How could anyone forget Nikita?

I don't think the genre has faded at all. It's been going pretty strong - 24 only ended recently, after all. And we've got another Bond film in the pipeline. It's a pretty healthy genre, I think.

Alex
 
Well, Chuck is a sci fi spy series, but I'd like to see a sci fi spy series that didn't need to be shoehorned into a romantic comedy format, with all the limitations thereof.
 
Another spy show.

Like Sarah Connor, the new project, titled The Asset, is an action show with a female lead. It is described as a character-driven drama set in the New York office of the CIA, which centers on a female agent.

"New York office of the CIA?" Why does Hollywood keep insisting that the CIA should be working domestically. Maybe they do, but I like to think otherwise! :rommie: At least Covert Affairs and Chuck keep up the pretense that domestic spy work has to be super top secret or they will all get into a lot of trouble.

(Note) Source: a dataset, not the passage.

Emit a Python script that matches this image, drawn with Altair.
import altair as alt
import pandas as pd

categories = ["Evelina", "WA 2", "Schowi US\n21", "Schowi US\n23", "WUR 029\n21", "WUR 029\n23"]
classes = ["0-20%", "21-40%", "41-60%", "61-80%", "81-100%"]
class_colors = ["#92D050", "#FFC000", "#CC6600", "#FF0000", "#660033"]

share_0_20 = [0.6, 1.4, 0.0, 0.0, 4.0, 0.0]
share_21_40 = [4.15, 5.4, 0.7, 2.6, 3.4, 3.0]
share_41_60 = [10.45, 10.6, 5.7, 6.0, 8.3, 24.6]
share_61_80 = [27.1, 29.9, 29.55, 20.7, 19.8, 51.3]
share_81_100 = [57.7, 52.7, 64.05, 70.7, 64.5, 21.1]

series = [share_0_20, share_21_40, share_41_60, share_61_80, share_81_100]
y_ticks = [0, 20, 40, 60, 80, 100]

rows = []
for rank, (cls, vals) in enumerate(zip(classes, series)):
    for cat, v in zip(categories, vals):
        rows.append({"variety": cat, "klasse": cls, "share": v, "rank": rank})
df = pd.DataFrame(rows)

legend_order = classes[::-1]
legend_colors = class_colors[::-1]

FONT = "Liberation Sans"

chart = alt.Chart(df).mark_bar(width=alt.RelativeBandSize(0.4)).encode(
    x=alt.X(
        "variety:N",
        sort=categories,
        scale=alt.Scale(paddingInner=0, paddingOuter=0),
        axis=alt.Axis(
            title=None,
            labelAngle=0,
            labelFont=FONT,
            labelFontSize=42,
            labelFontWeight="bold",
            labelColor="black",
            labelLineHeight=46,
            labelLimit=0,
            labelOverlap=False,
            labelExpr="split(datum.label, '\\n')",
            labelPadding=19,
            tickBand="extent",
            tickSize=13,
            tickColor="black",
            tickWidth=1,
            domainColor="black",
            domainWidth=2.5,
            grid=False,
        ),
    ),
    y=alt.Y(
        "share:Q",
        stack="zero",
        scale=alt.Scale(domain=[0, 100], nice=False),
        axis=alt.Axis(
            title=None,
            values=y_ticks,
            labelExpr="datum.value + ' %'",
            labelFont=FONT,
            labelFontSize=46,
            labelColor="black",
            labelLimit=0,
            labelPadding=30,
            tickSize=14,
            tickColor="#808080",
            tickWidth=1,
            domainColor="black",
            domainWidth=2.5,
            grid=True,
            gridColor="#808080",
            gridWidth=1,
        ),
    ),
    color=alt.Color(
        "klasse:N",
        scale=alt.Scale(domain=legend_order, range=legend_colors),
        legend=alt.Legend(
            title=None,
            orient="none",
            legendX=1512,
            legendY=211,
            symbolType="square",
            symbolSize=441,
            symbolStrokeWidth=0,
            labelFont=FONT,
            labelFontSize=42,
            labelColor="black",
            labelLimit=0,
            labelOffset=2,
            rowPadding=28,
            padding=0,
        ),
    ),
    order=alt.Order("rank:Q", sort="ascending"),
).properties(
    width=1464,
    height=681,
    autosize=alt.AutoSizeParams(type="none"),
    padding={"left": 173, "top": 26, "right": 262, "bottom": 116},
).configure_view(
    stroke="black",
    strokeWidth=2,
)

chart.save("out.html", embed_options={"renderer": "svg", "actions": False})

I'd hate to see Chuck dragged before a Congressional oversight committee.
 
Well, Chuck is a sci fi spy series, but I'd like to see a sci fi spy series that didn't need to be shoehorned into a romantic comedy format, with all the limitations thereof.


I would like it to be in Star Wars or Star Trek like seting with alien empires in the future and whatnot.
 
And now Frank Spotnitz, a writer and executive producer for "The X-Files" is in development for an original prime-time show for Cinemax, a yet-titled show about
a female security operative who goes undercover with a private military contractor.

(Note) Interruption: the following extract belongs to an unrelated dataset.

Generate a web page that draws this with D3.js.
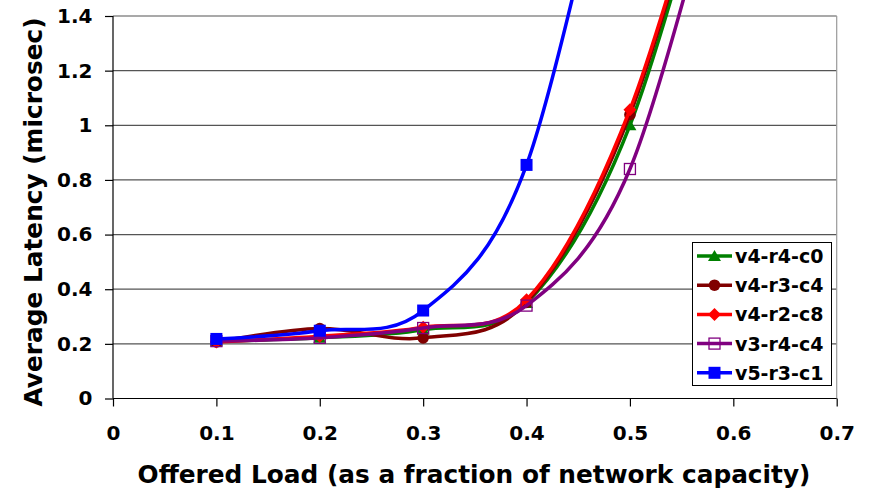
<!DOCTYPE html>
<html>
<head>
<meta charset="utf-8">
<script src="https://cdn.jsdelivr.net/npm/d3@7"></script>
<style>
  body { margin: 0; background: #fff; }
  svg text { font-family: Verdana, "DejaVu Sans", sans-serif; font-weight: bold; fill: #000; }
</style>
</head>
<body>
<div id="chart"></div>
<script>
// offered load values (x) and latencies per configuration
const loads = [0.1, 0.2, 0.3, 0.4, 0.5, 0.6];
const v4r4c0 = [0.21, 0.222, 0.252, 0.35, 1.0, 2.28];
const v4r3c4 = [0.207, 0.256, 0.222, 0.352, 1.039, 2.3];
const v4r2c8 = [0.207, 0.228, 0.261, 0.361, 1.057, 2.31];
const v3r4c4 = [0.21, 0.222, 0.258, 0.34, 0.84, 2.15];
const v5r3c1 = [0.218, 0.248, 0.322, 0.855, 2.4];

const seriesNames = ["v4-r4-c0", "v4-r3-c4", "v4-r2-c8", "v3-r4-c4", "v5-r3-c1"];
const xTicks = [0, 0.1, 0.2, 0.3, 0.4, 0.5, 0.6, 0.7];
const yTicks = [0, 0.2, 0.4, 0.6, 0.8, 1, 1.2, 1.4];

const width = 869, height = 490;
const series = [
  {name: seriesNames[0], values: v4r4c0, color: "#008000", marker: "triangle"},
  {name: seriesNames[1], values: v4r3c4, color: "#800000", marker: "circle"},
  {name: seriesNames[2], values: v4r2c8, color: "#ff0000", marker: "diamond"},
  {name: seriesNames[3], values: v3r4c4, color: "#800080", marker: "opensquare"},
  {name: seriesNames[4], values: v5r3c1, color: "#0000ff", marker: "square"}
];

const svg = d3.select("#chart").append("svg").attr("width", width).attr("height", height);

const x = d3.scaleLinear().domain([0, 0.7]).range([113, 836.7]);
const y = d3.scaleLinear().domain([0, 1.4]).range([398.5, 16]);
const fmt = d => String(+d.toFixed(1));

// gridlines
svg.append("g").selectAll("line").data(yTicks.slice(1)).enter().append("line")
  .attr("x1", x(0)).attr("x2", x(0.7))
  .attr("y1", d => y(d)).attr("y2", d => y(d))
  .attr("stroke", "#555").attr("stroke-width", 1.2);
// right border of plot area
svg.append("line")
  .attr("x1", x(0.7)).attr("x2", x(0.7)).attr("y1", y(1.4)).attr("y2", y(0))
  .attr("stroke", "#999").attr("stroke-width", 1.2);

const xAxis = d3.axisBottom(x).tickValues(xTicks).tickFormat(fmt).tickSize(8).tickPadding(19);
const yAxis = d3.axisLeft(y).tickValues(yTicks).tickFormat(fmt).tickSize(8).tickPadding(12.5);

const gx = svg.append("g").attr("transform", "translate(0," + y(0) + ")").call(xAxis);
const gy = svg.append("g").attr("transform", "translate(" + x(0) + ",0)").call(yAxis);
[gx, gy].forEach(g => {
  g.select(".domain").attr("stroke", "#000").attr("stroke-width", 1.2);
  g.selectAll(".tick line").attr("stroke", "#000").attr("stroke-width", 1.2);
  g.selectAll(".tick text").style("font-size", "20px");
});
gx.select(".domain").attr("d", "M" + x(0) + ",0H" + x(0.7));
gy.select(".domain").attr("d", "M0," + y(1.4) + "V" + y(0));

function drawMarker(g, type, color) {
  if (type === "triangle") {
    g.append("path").attr("d", "M0,-6L6.5,5L-6.5,5Z").attr("fill", color);
  } else if (type === "circle") {
    g.append("circle").attr("r", 5.8).attr("fill", color);
  } else if (type === "diamond") {
    g.append("path").attr("d", "M0,-6.5L6.5,0L0,6.5L-6.5,0Z").attr("fill", color);
  } else if (type === "opensquare") {
    g.append("rect").attr("x", -5.5).attr("y", -5.5).attr("width", 11).attr("height", 11)
      .attr("fill", "none").attr("stroke", color).attr("stroke-width", 1.3);
  } else {
    g.append("rect").attr("x", -6).attr("y", -6).attr("width", 12).attr("height", 12).attr("fill", color);
  }
}

const line = d3.line()
  .x((d, i) => x(loads[i]))
  .y(d => y(d))
  .curve(d3.curveCardinal.tension(0));

series.forEach(s => {
  const g = svg.append("g");
  g.append("path").datum(s.values).attr("d", line)
    .attr("fill", "none").attr("stroke", s.color).attr("stroke-width", 3.5);
  s.values.forEach((v, i) => {
    if (v > 1.45) return;
    drawMarker(g.append("g").attr("transform", "translate(" + x(loads[i]) + "," + y(v) + ")"), s.marker, s.color);
  });
});

// legend
const lg = svg.append("g");
lg.append("rect").attr("x", 692.5).attr("y", 242.5).attr("width", 139).attr("height", 143)
  .attr("fill", "#fff").attr("stroke", "#000").attr("stroke-width", 1);
series.forEach((s, i) => {
  const ry = 256 + i * 29.2;
  lg.append("line").attr("x1", 697).attr("x2", 732).attr("y1", ry).attr("y2", ry)
    .attr("stroke", s.color).attr("stroke-width", 3.5);
  drawMarker(lg.append("g").attr("transform", "translate(714.5," + ry + ")"), s.marker, s.color);
  lg.append("text").attr("x", 735).attr("y", ry + 7).style("font-size", "19px").text(s.name);
});

// axis titles
svg.append("text")
  .attr("x", 474).attr("y", 483)
  .attr("text-anchor", "middle")
  .style("font-size", "24.8px")
  .text("Offered Load (as a fraction of network capacity)");

svg.append("text")
  .attr("transform", "translate(42,212) rotate(-90)")
  .attr("text-anchor", "middle")
  .style("font-size", "24.8px")
  .text("Average Latency (microsec)");
</script>
</body>
</html>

will also feature a strong, sometimes butt-kicking female character.

Its protagonist will merge elements of strong-willed hacker Lisbeth Salander in "The Girl With the Dragon Tattoo" and resourceful government agent Evelyn Salt in the Angelina Jolie action film "Salt," according to a person who was briefed on the project but not authorized to talk about it publicly

http://latimesblogs.latimes.com/sho...nemax-new-show-salt-dragon-tattoo-female.html

To me a show about a protagonist going undercover falls under the spy genre. This should be a good 13 episode series with lots of action. Better than Covert Affairs and Alias?